Tuesday, May 3, 2011

Personal Narrative

Little bird with the breeze
heaven knows you will mean everything
you say you are a little bird
flying so high and free above
trying to see what I can't from a distance
trying to grasp but you’re drifting
further away, won’t you come back to the trees,
further away won't you come back and see
little birds are the first of the casualties

all the fish are able to see what you cannot;
a world without light, yet they’re still happy.

You function only when the sun is shining
for you, never for me or anyone else
you're flying alone
no hint of a V,
no clue it’s only you and the breeze.


and alone he is, matchless but last of the casualties.

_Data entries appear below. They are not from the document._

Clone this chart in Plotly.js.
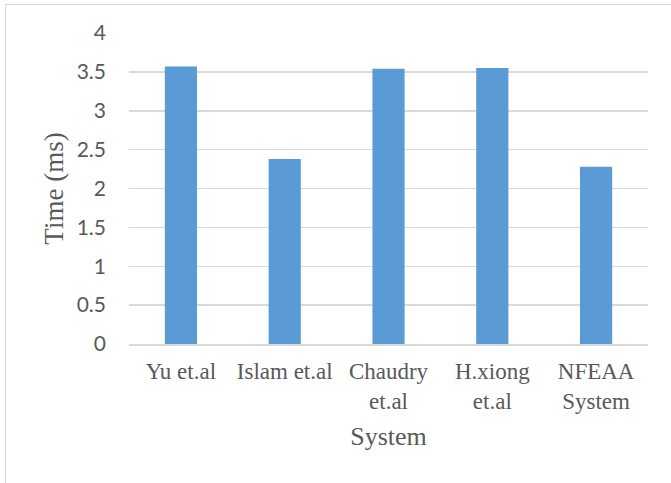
<!DOCTYPE html>
<html>
<head>
<meta charset="utf-8">
<script src="https://cdn.plot.ly/plotly-3.0.1.min.js"></script>
<style>
html,body{margin:0;padding:0;background:#fff;}
#chart{width:671px;height:483px;}
#frame{position:absolute;left:5px;top:4px;width:700px;height:500px;border:1.5px solid #d9d9d9;pointer-events:none;box-sizing:border-box;}
</style>
</head>
<body>
<div id="chart"></div>
<div id="frame"></div>
<script>
const categories = ["Yu et.al", "Islam et.al", "Chaudry<br>et.al", "H.xiong<br>et.al", "NFEAA<br>System"];
const timeMs = [3.57, 2.38, 3.54, 3.55, 2.28];
const yTicks = [0, 0.5, 1, 1.5, 2, 2.5, 3, 3.5, 4];

const trace = {
  type: 'bar',
  x: categories,
  y: timeMs,
  marker: {color: '#5b9bd5'},
  hoverinfo: 'x+y'
};

const layout = {
  width: 671,
  height: 483,
  margin: {l: 129, r: 23, t: 33, b: 139},
  paper_bgcolor: '#ffffff',
  plot_bgcolor: '#ffffff',
  bargap: 0.69,
  showlegend: false,
  xaxis: {
    type: 'category',
    showgrid: false,
    showline: true,
    linecolor: '#d9d9d9',
    linewidth: 1.5,
    ticks: '',
    ticklabelstandoff: 6,
    tickfont: {family: 'Liberation Serif, Times New Roman, serif', size: 23, color: '#595959'},
    title: {text: 'System', font: {family: 'Liberation Serif, Times New Roman, serif', size: 26, color: '#595959'}, standoff: 14},
    automargin: false
  },
  yaxis: {
    range: [0, 4],
    tickvals: yTicks,
    ticktext: yTicks.map(String),
    showgrid: true,
    gridcolor: '#d9d9d9',
    gridwidth: 1.5,
    zeroline: false,
    showline: false,
    ticks: '',
    ticklabelstandoff: 22,
    tickfont: {family: 'Lato, Carlito, Calibri, sans-serif', size: 21, color: '#595959'},
    title: {text: 'Time (ms)', font: {family: 'Liberation Serif, Times New Roman, serif', size: 27, color: '#595959'}, standoff: 5},
    automargin: false
  }
};

Plotly.newPlot('chart', [trace], layout, {displayModeBar: false, staticPlot: true});
</script>
</body>
</html>
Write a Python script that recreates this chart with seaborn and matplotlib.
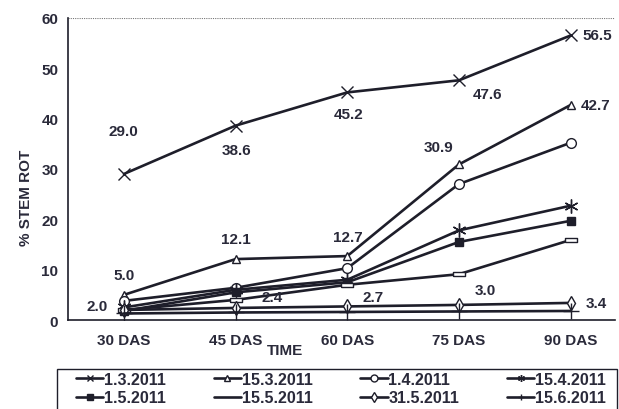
import pandas as pd
import matplotlib
matplotlib.use("Agg")
import matplotlib.pyplot as plt
import matplotlib.patches as mpatches
import seaborn as sns

# Du lieu doc tu bieu do goc
times = ["30 DAS", "45 DAS", "60 DAS", "75 DAS", "90 DAS"]
dates = ["1.3.2011", "15.3.2011", "1.4.2011", "15.4.2011",
         "1.5.2011", "15.5.2011", "31.5.2011", "15.6.2011"]
s_0103 = [29.0, 38.6, 45.2, 47.6, 56.5]
s_1503 = [5.0, 12.1, 12.7, 30.9, 42.7]
s_0104 = [3.8, 6.4, 10.3, 27.0, 35.2]
s_1504 = [2.5, 6.0, 8.0, 17.8, 22.7]
s_0105 = [1.8, 5.5, 7.5, 15.5, 19.7]
s_1505 = [2.0, 4.0, 7.0, 9.1, 15.9]
s_3105 = [2.0, 2.4, 2.7, 3.0, 3.4]
s_1506 = [1.3, 1.5, 1.6, 1.7, 1.8]
all_series = [s_0103, s_1503, s_0104, s_1504, s_0105, s_1505, s_3105, s_1506]

# nhan so lieu: (series, chi so thoi gian, dx, dy) tinh bang pixel, dy > 0 la len tren
labels = [
    (0, 0, -1, 43), (0, 1, 1, -24), (0, 2, 1, -22), (0, 3, 29, -14), (0, 4, 27, 0),
    (1, 0, 0, 20), (1, 1, 0, 20), (1, 2, 1, 19), (1, 3, -20, 17), (1, 4, 25, 0),
    (6, 0, -27, 4), (6, 1, 37, 11), (6, 2, 26, 9), (6, 3, 26, 15), (6, 4, 26, 0),
]

ink = "#1e1e2a"
txt = "#2a2a3a"
rect = [(-1, -0.35), (1, -0.35), (1, 0.35), (-1, 0.35), (-1, -0.35)]
styles = [
    dict(marker="x", ms=8, mew=1.0, mfc="none"),
    dict(marker="^", ms=6, mew=1.0, mfc="white"),
    dict(marker="o", ms=7, mew=1.0, mfc="white"),
    dict(marker=(6, 2, 0), ms=10, mew=1.0, mfc="none"),
    dict(marker="s", ms=6, mew=1.0, mfc=ink),
    dict(marker=rect, ms=9, mew=1.0, mfc="white"),
    dict(marker="d", ms=7, mew=1.0, mfc="white"),
    dict(marker="+", ms=12, mew=1.0, mfc="none"),
]

sns.set_style("white")
plt.rcParams["font.family"] = ["Liberation Sans", "DejaVu Sans"]
plt.rcParams["font.weight"] = "bold"

rows = []
for d, vals in zip(dates, all_series):
    for t, v in zip(times, vals):
        rows.append({"date": d, "time": t, "rot": v})
df = pd.DataFrame(rows)

fig = plt.figure(figsize=(6.19, 4.10), dpi=100)
ax = fig.add_axes([0.110, 0.217, 0.884, 0.737])

for d, st in zip(dates, styles):
    sns.lineplot(data=df[df["date"] == d], x="time", y="rot", ax=ax,
                 color=ink, lw=1.9, mec=ink, label=d, **st)

for si, ti, dx, dy in labels:
    ax.annotate(f"{all_series[si][ti]:.1f}", (ti, all_series[si][ti]),
                xytext=(dx, dy), textcoords="offset pixels",
                ha="center", va="center", fontsize=11, fontweight="bold",
                color=txt)

ax.set_xlim(-0.5, 4.4)
ax.set_ylim(0, 60)
ax.set_yticks(range(0, 61, 10))
ax.set_xticks(range(len(times)))
ax.set_xticklabels(times)
ax.set_xticks([0.5, 1.5, 2.5, 3.5], minor=True)
ax.tick_params(axis="x", which="major", length=0, pad=9, labelsize=11)
ax.tick_params(axis="x", which="minor", length=4, direction="out", color=ink)
ax.tick_params(axis="y", length=4, direction="out", color=ink, labelsize=11, pad=3)
for lab in ax.get_xticklabels() + ax.get_yticklabels():
    lab.set_fontweight("bold")
    lab.set_color(txt)

ax.axhline(60, color="#777777", lw=0.8, ls=(0, (1, 1)))
sns.despine(ax=ax, top=True, right=True)
ax.spines["left"].set_color(ink)
ax.spines["bottom"].set_color(ink)
ax.spines["left"].set_linewidth(1.2)
ax.spines["bottom"].set_linewidth(1.2)

ax.set_xlabel("")
ax.set_ylabel("")
fig.text(26 / 619, 1 - 198 / 410, "% STEM ROT", rotation=90, ha="center", va="center",
         fontsize=11, fontweight="bold", color=txt)
fig.text(285 / 619, 1 - 351 / 410, "TIME", ha="center", va="center", fontsize=11,
         fontweight="bold", color=txt)

# legend theo hang: matplotlib xep theo cot nen doi thu tu
handles, _ = ax.get_legend_handles_labels()
ax.get_legend().remove()
order = [0, 4, 1, 5, 2, 6, 3, 7]
leg = fig.legend([handles[i] for i in order], [dates[i] for i in order], ncol=4,
                 loc="upper left", bbox_to_anchor=(76 / 619, 1 - 373 / 410),
                 bbox_transform=fig.transFigure, frameon=False,
                 handlelength=1.7, handletextpad=0.05, columnspacing=3.0,
                 borderpad=0, labelspacing=0.2, borderaxespad=0,
                 prop={"weight": "bold", "size": 11.5})
for h, lab in zip(leg.legend_handles, leg.get_texts()):
    h.set_markersize(5)
    if lab.get_text() == "15.5.2011":
        h.set_marker("None")
    lab.set_color(txt)

# khung legend bi cat o duoi nhu anh goc
fig.patches.append(mpatches.Rectangle((57 / 619, -0.02), 560 / 619, 0.02 + 40 / 410,
                                      transform=fig.transFigure, fill=False,
                                      edgecolor=ink, lw=1.0))

fig.savefig("out.png", dpi=100)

You think you hold the sun
you deem yourself the breeze
you little bird flying away from the trees
you assume you see what is inconceivable to all
but in reality its you that escapes
the truth you‘ll run away,
hide veiled in the open space.

The breeze will be none but your own
until in time she severs your casual ties.
and the fish will assemble,
pay their respects,
sit at their pews
but will they remember you?
the drifting, floating, sinking,
little bird flittering in the quiescent abyss,
just another one of the casualties.
Just another casualty.

It's weird to reflect on what inspired me to write this poem because what it started as and what it ended up being were two completely different things. I wrote a very rough draft of the first stanza a few months ago and when I saw it again last week I discovered it came across almost as me being envious towards the little bird(person, a boy at first) but then I realized that I wasn’t envious of the person at all and although the subject was well spoken and independent I also found him, arrogant and demeaning and out of touch with reality. So both my conscious and subcouncious selves redirected the poem to become a warning or sorts for someone out of touch with reality who wants to be the center of everything and won’t let anyone help them, who push people who love and care for them away when they need help. The new subject comes from my senior year or high school when a close friend attempted to commit suicide and the aftermath that included me and her other close friends and family being the only ones who knew of her attempt and how she acted in the succeeding months with reckless and attention-seaking ploys. She treated her friends terribly and kept pushing us away until we, for the most part, did. She hated that we knew her at her lowest and wanted to delete us from her life, which is what has essentially happened. These past experiences have helped shape this poem but not even I know truly where inspiration came from. I guess you could say this is one of the most personal things I've ever written because I don't know completely where it came from. I was kind of a combination of mad and sad while writing it, and I wanted to get across a feeling of unstable flight with how the poem picks up and slows down in terms of text. I think the message I most wanted to convey is if you pull away from others whether from insecurities or from thinking of yourself as superior to others, in the end will people remember or care when you’re gone? And that it's best to stay grounded(not necessarily entirely so but enough to make you a consciensious person) and invest in those around you and kind of a warning of what can happen if you don't.

p.s. the colored writing are links to what is alluded to.